_Exercise aim_.
Beneath this task is a listing; retype all of it exactly.

━━━ Collected data ━━━

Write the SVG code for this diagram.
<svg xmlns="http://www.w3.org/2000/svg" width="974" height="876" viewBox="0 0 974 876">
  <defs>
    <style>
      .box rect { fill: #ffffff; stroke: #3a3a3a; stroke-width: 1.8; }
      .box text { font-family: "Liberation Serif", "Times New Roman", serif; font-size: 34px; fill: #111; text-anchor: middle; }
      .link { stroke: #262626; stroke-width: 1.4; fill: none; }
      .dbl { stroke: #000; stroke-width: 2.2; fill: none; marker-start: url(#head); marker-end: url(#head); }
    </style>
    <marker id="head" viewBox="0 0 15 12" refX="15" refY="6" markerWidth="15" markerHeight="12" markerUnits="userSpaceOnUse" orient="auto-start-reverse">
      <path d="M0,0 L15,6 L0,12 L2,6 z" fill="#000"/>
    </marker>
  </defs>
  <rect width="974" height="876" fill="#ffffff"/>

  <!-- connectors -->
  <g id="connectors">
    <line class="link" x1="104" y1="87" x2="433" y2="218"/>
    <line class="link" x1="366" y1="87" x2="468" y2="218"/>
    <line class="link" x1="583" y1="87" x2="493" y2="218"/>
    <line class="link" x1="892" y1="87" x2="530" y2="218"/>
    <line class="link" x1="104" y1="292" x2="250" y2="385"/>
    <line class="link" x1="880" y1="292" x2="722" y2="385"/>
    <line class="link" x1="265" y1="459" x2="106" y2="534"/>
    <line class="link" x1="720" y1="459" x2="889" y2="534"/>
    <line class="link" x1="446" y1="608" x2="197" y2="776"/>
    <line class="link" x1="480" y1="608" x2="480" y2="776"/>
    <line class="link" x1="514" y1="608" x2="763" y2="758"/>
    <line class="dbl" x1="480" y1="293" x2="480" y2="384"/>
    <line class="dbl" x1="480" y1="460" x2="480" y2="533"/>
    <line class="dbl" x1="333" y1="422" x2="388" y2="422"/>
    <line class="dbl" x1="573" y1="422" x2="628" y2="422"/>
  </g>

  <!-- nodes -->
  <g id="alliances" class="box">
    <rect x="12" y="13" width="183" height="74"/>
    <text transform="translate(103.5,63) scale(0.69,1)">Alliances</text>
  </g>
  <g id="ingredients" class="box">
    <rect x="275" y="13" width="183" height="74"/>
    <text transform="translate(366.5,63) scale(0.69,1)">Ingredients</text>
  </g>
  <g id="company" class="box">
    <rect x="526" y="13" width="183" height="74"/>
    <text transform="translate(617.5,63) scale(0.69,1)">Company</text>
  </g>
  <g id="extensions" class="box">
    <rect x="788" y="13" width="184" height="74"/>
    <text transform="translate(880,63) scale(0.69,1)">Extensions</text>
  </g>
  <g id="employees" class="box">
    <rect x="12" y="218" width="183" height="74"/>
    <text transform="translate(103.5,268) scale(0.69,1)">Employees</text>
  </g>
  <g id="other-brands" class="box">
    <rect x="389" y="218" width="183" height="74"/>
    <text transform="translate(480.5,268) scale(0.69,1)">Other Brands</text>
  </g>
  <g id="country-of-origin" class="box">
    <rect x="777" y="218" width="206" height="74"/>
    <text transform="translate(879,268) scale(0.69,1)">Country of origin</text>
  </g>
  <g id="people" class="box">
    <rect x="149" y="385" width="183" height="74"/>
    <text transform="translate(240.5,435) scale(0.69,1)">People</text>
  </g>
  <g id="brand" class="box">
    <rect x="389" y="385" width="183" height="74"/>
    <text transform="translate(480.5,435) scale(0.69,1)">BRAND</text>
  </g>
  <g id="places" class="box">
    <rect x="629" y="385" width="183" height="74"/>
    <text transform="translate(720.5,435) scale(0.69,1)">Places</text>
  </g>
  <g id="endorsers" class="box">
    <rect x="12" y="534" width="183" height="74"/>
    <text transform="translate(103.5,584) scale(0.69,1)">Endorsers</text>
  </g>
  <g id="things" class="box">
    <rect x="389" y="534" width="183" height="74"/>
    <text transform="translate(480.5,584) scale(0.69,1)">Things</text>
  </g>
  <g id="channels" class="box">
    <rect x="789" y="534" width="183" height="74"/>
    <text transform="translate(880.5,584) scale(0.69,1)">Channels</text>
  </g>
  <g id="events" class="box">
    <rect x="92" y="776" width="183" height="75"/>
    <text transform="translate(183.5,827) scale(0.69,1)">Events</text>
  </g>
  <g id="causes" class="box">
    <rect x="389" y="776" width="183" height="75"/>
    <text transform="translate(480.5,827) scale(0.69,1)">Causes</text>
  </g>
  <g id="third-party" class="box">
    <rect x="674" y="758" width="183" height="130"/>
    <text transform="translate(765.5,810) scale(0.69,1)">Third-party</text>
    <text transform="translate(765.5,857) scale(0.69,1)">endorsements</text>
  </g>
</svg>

━━━

_Completed exercise_.
Write the SVG code for this diagram.
<svg xmlns="http://www.w3.org/2000/svg" width="974" height="876" viewBox="0 0 974 876">
  <defs>
    <style>
      .box rect { fill: #ffffff; stroke: #3a3a3a; stroke-width: 1.8; }
      .box text { font-family: "Liberation Serif", "Times New Roman", serif; font-size: 34px; fill: #111; text-anchor: middle; }
      .link { stroke: #262626; stroke-width: 1.4; fill: none; }
      .dbl { stroke: #000; stroke-width: 2.2; fill: none; marker-start: url(#head); marker-end: url(#head); }
    </style>
    <marker id="head" viewBox="0 0 15 12" refX="15" refY="6" markerWidth="15" markerHeight="12" markerUnits="userSpaceOnUse" orient="auto-start-reverse">
      <path d="M0,0 L15,6 L0,12 L2,6 z" fill="#000"/>
    </marker>
  </defs>
  <rect width="974" height="876" fill="#ffffff"/>

  <!-- connectors -->
  <g id="connectors">
    <line class="link" x1="104" y1="87" x2="433" y2="218"/>
    <line class="link" x1="366" y1="87" x2="468" y2="218"/>
    <line class="link" x1="583" y1="87" x2="493" y2="218"/>
    <line class="link" x1="892" y1="87" x2="530" y2="218"/>
    <line class="link" x1="104" y1="292" x2="250" y2="385"/>
    <line class="link" x1="880" y1="292" x2="722" y2="385"/>
    <line class="link" x1="265" y1="459" x2="106" y2="534"/>
    <line class="link" x1="720" y1="459" x2="889" y2="534"/>
    <line class="link" x1="446" y1="608" x2="197" y2="776"/>
    <line class="link" x1="480" y1="608" x2="480" y2="776"/>
    <line class="link" x1="514" y1="608" x2="763" y2="758"/>
    <line class="dbl" x1="480" y1="293" x2="480" y2="384"/>
    <line class="dbl" x1="480" y1="460" x2="480" y2="533"/>
    <line class="dbl" x1="333" y1="422" x2="388" y2="422"/>
    <line class="dbl" x1="573" y1="422" x2="628" y2="422"/>
  </g>

  <!-- nodes -->
  <g id="alliances" class="box">
    <rect x="12" y="13" width="183" height="74"/>
    <text transform="translate(103.5,63) scale(0.69,1)">Alliances</text>
  </g>
  <g id="ingredients" class="box">
    <rect x="275" y="13" width="183" height="74"/>
    <text transform="translate(366.5,63) scale(0.69,1)">Ingredients</text>
  </g>
  <g id="company" class="box">
    <rect x="526" y="13" width="183" height="74"/>
    <text transform="translate(617.5,63) scale(0.69,1)">Company</text>
  </g>
  <g id="extensions" class="box">
    <rect x="788" y="13" width="184" height="74"/>
    <text transform="translate(880,63) scale(0.69,1)">Extensions</text>
  </g>
  <g id="employees" class="box">
    <rect x="12" y="218" width="183" height="74"/>
    <text transform="translate(103.5,268) scale(0.69,1)">Employees</text>
  </g>
  <g id="other-brands" class="box">
    <rect x="389" y="218" width="183" height="74"/>
    <text transform="translate(480.5,268) scale(0.69,1)">Other Brands</text>
  </g>
  <g id="country-of-origin" class="box">
    <rect x="777" y="218" width="206" height="74"/>
    <text transform="translate(879,268) scale(0.69,1)">Country of origin</text>
  </g>
  <g id="people" class="box">
    <rect x="149" y="385" width="183" height="74"/>
    <text transform="translate(240.5,435) scale(0.69,1)">People</text>
  </g>
  <g id="brand" class="box">
    <rect x="389" y="385" width="183" height="74"/>
    <text transform="translate(480.5,435) scale(0.69,1)">BRAND</text>
  </g>
  <g id="places" class="box">
    <rect x="629" y="385" width="183" height="74"/>
    <text transform="translate(720.5,435) scale(0.69,1)">Places</text>
  </g>
  <g id="endorsers" class="box">
    <rect x="12" y="534" width="183" height="74"/>
    <text transform="translate(103.5,584) scale(0.69,1)">Endorsers</text>
  </g>
  <g id="things" class="box">
    <rect x="389" y="534" width="183" height="74"/>
    <text transform="translate(480.5,584) scale(0.69,1)">Things</text>
  </g>
  <g id="channels" class="box">
    <rect x="789" y="534" width="183" height="74"/>
    <text transform="translate(880.5,584) scale(0.69,1)">Channels</text>
  </g>
  <g id="events" class="box">
    <rect x="92" y="776" width="183" height="75"/>
    <text transform="translate(183.5,827) scale(0.69,1)">Events</text>
  </g>
  <g id="causes" class="box">
    <rect x="389" y="776" width="183" height="75"/>
    <text transform="translate(480.5,827) scale(0.69,1)">Causes</text>
  </g>
  <g id="third-party" class="box">
    <rect x="674" y="758" width="183" height="130"/>
    <text transform="translate(765.5,810) scale(0.69,1)">Third-party</text>
    <text transform="translate(765.5,857) scale(0.69,1)">endorsements</text>
  </g>
</svg>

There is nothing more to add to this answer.